BLEU · MoDELS · 注意力機制 · Transformer · Networking ·

2017 年 12 月 6 日

Attention Is All You Need

Ashish Vaswani,Noam Shazeer,Niki Parmar,Jakob Uszkoreit,Llion Jones,Aidan N. Gomez,Lukasz Kaiser,Illia Polosukhin

from arxiv, 15 pages, 5 figures

The dominant sequence transduction models are based on complex recurrent or convolutional neural networks in an encoder-decoder configuration. The best performing models also connect the encoder and decoder through an attention mechanism. We propose a new simple network architecture, the Transformer, based solely on attention mechanisms, dispensing with recurrence and convolutions entirely. Experiments on two machine translation tasks show these models to be superior in quality while being more parallelizable and requiring significantly less time to train.
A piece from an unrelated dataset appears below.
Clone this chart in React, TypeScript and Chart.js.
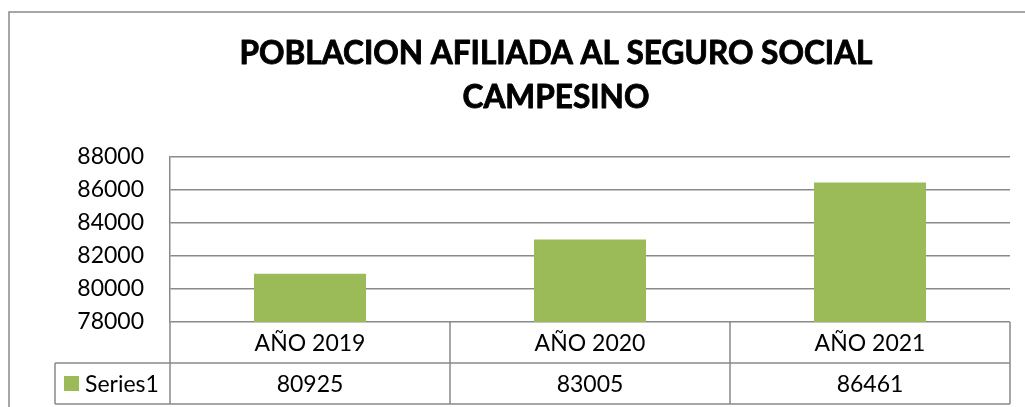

Our model achieves 28.4 BLEU on the WMT 2014 English-to-German translation task, improving over the existing best results, including ensembles by over 2 BLEU. On the WMT 2014 English-to-French translation task, our model establishes a new single-model state-of-the-art BLEU score of 41.8 after training for 3.5 days on eight GPUs, a small fraction of the training costs of the best models from the literature. We show that the Transformer generalizes well to other tasks by applying it successfully to English constituency parsing both with large and limited training data.